***** DATA FOR THIS TASK *****

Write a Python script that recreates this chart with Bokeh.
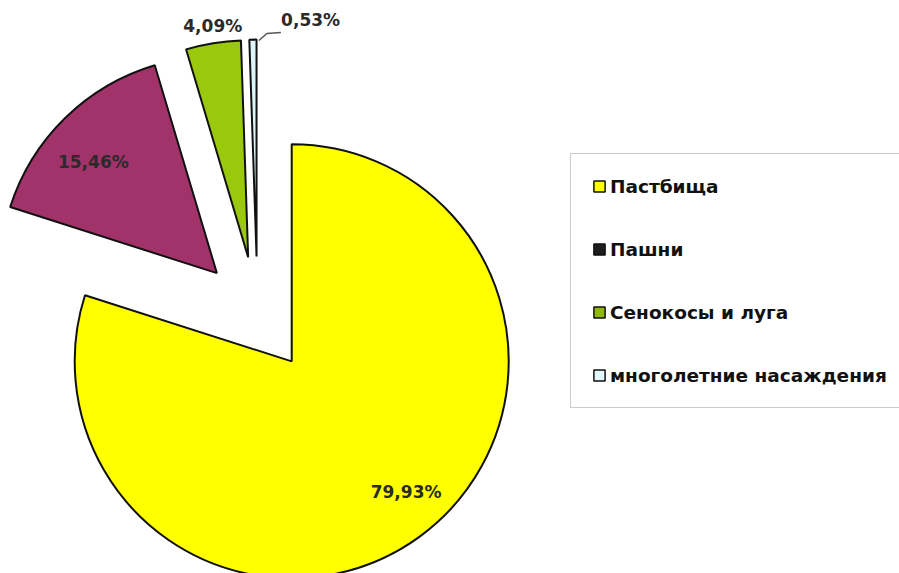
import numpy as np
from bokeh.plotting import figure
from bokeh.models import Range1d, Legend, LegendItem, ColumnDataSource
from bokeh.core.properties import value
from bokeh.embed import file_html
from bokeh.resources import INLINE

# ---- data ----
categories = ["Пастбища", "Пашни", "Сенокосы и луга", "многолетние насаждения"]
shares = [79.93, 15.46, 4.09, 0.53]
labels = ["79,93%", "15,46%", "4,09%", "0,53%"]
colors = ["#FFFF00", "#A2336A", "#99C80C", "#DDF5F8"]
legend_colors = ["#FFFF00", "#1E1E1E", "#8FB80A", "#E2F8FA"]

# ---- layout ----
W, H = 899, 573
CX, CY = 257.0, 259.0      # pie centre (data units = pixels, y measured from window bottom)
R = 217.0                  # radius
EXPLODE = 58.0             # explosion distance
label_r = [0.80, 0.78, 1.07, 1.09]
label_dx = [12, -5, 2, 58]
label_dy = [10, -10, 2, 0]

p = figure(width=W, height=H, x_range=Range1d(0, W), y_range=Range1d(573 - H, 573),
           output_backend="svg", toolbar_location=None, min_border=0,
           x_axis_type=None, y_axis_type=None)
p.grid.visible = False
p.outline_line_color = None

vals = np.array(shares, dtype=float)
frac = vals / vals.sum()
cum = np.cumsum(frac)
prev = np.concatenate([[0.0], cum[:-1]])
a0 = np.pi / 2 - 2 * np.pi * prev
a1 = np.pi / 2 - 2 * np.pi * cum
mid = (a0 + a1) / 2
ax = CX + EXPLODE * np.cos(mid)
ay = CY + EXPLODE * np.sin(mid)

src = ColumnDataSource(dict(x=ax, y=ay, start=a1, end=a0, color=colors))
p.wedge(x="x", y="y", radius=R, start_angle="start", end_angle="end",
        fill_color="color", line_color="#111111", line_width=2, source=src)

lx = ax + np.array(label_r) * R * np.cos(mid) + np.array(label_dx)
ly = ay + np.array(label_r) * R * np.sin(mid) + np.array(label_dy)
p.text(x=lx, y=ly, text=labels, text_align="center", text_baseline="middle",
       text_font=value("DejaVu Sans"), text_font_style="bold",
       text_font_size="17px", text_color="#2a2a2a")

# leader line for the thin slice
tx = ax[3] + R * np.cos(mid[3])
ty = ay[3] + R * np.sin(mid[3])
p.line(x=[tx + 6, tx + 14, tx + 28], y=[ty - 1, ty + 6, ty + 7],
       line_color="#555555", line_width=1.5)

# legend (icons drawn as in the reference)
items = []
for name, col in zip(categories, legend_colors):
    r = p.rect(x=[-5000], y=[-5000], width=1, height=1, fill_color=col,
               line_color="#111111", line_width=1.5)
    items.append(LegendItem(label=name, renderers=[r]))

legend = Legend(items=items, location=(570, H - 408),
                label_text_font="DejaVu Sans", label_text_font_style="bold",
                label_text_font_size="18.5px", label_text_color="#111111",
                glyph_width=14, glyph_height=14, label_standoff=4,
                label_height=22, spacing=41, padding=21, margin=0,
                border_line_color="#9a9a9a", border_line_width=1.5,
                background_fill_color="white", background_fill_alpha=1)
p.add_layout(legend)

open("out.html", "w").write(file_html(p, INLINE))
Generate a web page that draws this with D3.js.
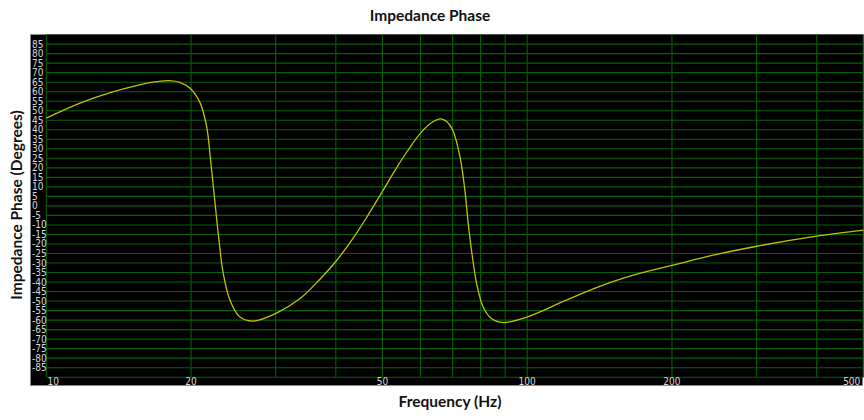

*****

EXERCISE OBJECTIVE: Repeat the listing in full and exactly. Leave any pictures out.

RESPONSE:
Write a Python script that recreates this chart with Bokeh.
import numpy as np
from bokeh.plotting import figure
from bokeh.models import Range1d, Legend, LegendItem, ColumnDataSource
from bokeh.core.properties import value
from bokeh.embed import file_html
from bokeh.resources import INLINE

# ---- data ----
categories = ["Пастбища", "Пашни", "Сенокосы и луга", "многолетние насаждения"]
shares = [79.93, 15.46, 4.09, 0.53]
labels = ["79,93%", "15,46%", "4,09%", "0,53%"]
colors = ["#FFFF00", "#A2336A", "#99C80C", "#DDF5F8"]
legend_colors = ["#FFFF00", "#1E1E1E", "#8FB80A", "#E2F8FA"]

# ---- layout ----
W, H = 899, 573
CX, CY = 257.0, 259.0      # pie centre (data units = pixels, y measured from window bottom)
R = 217.0                  # radius
EXPLODE = 58.0             # explosion distance
label_r = [0.80, 0.78, 1.07, 1.09]
label_dx = [12, -5, 2, 58]
label_dy = [10, -10, 2, 0]

p = figure(width=W, height=H, x_range=Range1d(0, W), y_range=Range1d(573 - H, 573),
           output_backend="svg", toolbar_location=None, min_border=0,
           x_axis_type=None, y_axis_type=None)
p.grid.visible = False
p.outline_line_color = None

vals = np.array(shares, dtype=float)
frac = vals / vals.sum()
cum = np.cumsum(frac)
prev = np.concatenate([[0.0], cum[:-1]])
a0 = np.pi / 2 - 2 * np.pi * prev
a1 = np.pi / 2 - 2 * np.pi * cum
mid = (a0 + a1) / 2
ax = CX + EXPLODE * np.cos(mid)
ay = CY + EXPLODE * np.sin(mid)

src = ColumnDataSource(dict(x=ax, y=ay, start=a1, end=a0, color=colors))
p.wedge(x="x", y="y", radius=R, start_angle="start", end_angle="end",
        fill_color="color", line_color="#111111", line_width=2, source=src)

lx = ax + np.array(label_r) * R * np.cos(mid) + np.array(label_dx)
ly = ay + np.array(label_r) * R * np.sin(mid) + np.array(label_dy)
p.text(x=lx, y=ly, text=labels, text_align="center", text_baseline="middle",
       text_font=value("DejaVu Sans"), text_font_style="bold",
       text_font_size="17px", text_color="#2a2a2a")

# leader line for the thin slice
tx = ax[3] + R * np.cos(mid[3])
ty = ay[3] + R * np.sin(mid[3])
p.line(x=[tx + 6, tx + 14, tx + 28], y=[ty - 1, ty + 6, ty + 7],
       line_color="#555555", line_width=1.5)

# legend (icons drawn as in the reference)
items = []
for name, col in zip(categories, legend_colors):
    r = p.rect(x=[-5000], y=[-5000], width=1, height=1, fill_color=col,
               line_color="#111111", line_width=1.5)
    items.append(LegendItem(label=name, renderers=[r]))

legend = Legend(items=items, location=(570, H - 408),
                label_text_font="DejaVu Sans", label_text_font_style="bold",
                label_text_font_size="18.5px", label_text_color="#111111",
                glyph_width=14, glyph_height=14, label_standoff=4,
                label_height=22, spacing=41, padding=21, margin=0,
                border_line_color="#9a9a9a", border_line_width=1.5,
                background_fill_color="white", background_fill_alpha=1)
p.add_layout(legend)

open("out.html", "w").write(file_html(p, INLINE))
Generate a web page that draws this with D3.js.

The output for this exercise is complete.